Susan Sarandon goes after Woody Allen and Donald Trump

May 16, 2016

Susan Sarandon was her outspoken self at a panel celebrating the 25th anniversary of Thelma & Louise over the weekend at the Cannes Film Festival. The actress happily fielded questions from reporters on several controversial subjects. When asked a question about director Woody Allen, who was premiering his movie Cafe Society at the festival and was the subject of renewed scrutiny over allegations that he sexually assaulted his daughter, Dylan, in 1993, Sarandon said, “I have nothing good to say about Woody Allen, so I don’t think we should go there.” When pressed further, however, she added, “I think he sexually assaulted a child and I don’t think that’s right … It’s gotten very quiet in here, but that’s true.”

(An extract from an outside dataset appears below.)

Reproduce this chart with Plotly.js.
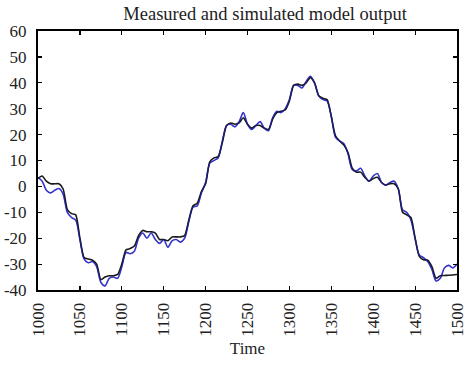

Sarandon, a noted Bernie Sanders supporter, called American mainstream media “lame” and “irresponsible” for not adequately covering her preferred candidate, whom she praised for  “activating minorities … people who have not been engaged in the political process before, especially millions of millennials.” The actress, who made headlines when she suggested that she might not vote for Hillary Clinton if Sanders doesn’t clinch the Democratic nomination lashed out at the frontrunner, saying, “I think a lot can happen besides the fact that [Clinton] can be indicted at any moment. She stands a very good chance.”

The award-winning actress saved her harshest criticism for Donald Trump, however, even though she said she said she can’t envision the presumptive Republican nominee winning the presidency because he had “alienated so many minorities and women.” She told the reporters she doesn’t feel threatened by his policy suggestions — such as building a wall on the border with Mexico or banning foreign Muslims from entering the country — because those proposals would be “impossible” to achieve, and said the most terrible thing Trump did was legitimize “racism and homophobia in order to get that very discontented base that wants something authentic.” She continued, “What he did in the process was say, ‘It’s OK to be violent.’ That’s why he has the KKK as one of his representatives. That’s been really terrible, besides the fact that America looks ridiculous.”